Spin the wheel and check for rub. If there’s any, the caliper needs realigning. (see: How to Fix a Rubbing Hydraulic Disc Brake)

Once the brake is clean and rub-free, torque the caliper bolts to spec (typically 6-8 Nm).

Step 7: Test ride before riding for real

Find an empty piece of road or a parking lot. Pull the brake hard at low speed. You’re looking for:

  1. Firm lever feel. No spongy bottom-out. The lever should hit a solid stop short of the bar.
  2. Symmetric front and rear feel. If one feels softer than the other, that one needs another bleed.
  3. No drag when released. Spin the wheel after braking. Pads shouldn’t be touching the rotor at rest.

If you swapped pads at the same time as the bleed (a common move), bed them in before the first real ride. (see: How to Bed In New Brake Pads)

Step 8: Clean the bleed kit

DOT fluid sitting in the syringes and hoses will degrade the rubber seals in your kit over time. After every use:

  1. Pump alcohol through both syringe hoses to flush the DOT out.
  2. Disassemble the syringes.
  3. Wipe every piece that touched fluid with alcohol on a rag.
  4. Lay everything out to dry before reassembling.

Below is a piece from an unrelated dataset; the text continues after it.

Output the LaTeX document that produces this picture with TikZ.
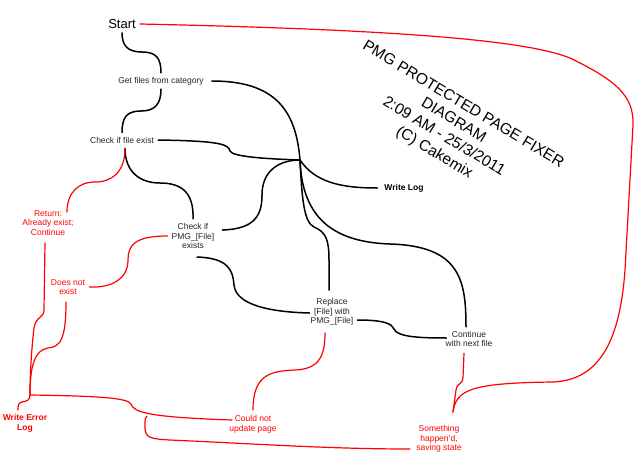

A clean kit will last years. A neglected kit will start leaking at the syringe seals after a few uses.

Common screwups

  • Mixing DOT and mineral oil systems. Shared bleed kits between Shimano and SRAM brakes is how seals get destroyed. Keep two kits, one for each fluid, and label them. Or do one type and let a shop do the other.
  • Forgetting the O-ring. If the bleed port screw goes back in without its O-ring (or with the O-ring still stuck in the port), the brake will leak. Always check both ends.
  • Releasing the lever without pushing the syringe. Sucks air right back into the caliper. If you did this, you’ll feel it on the test ride and need to bleed again.
  • Not flushing dirty fluid first. If your fluid was old and dark, a single pass doesn’t get all of it. Drain, refill, and re-push to actually replace the fluid rather than diluting it.
  • Touching pad friction surfaces with bare fingers. Bleeds often coincide with new pads. Skin oil contaminates the pad face. Always handle pads by the backing plate.

This article is based on Park Tool’s video SRAM Brake Bleeding Procedure.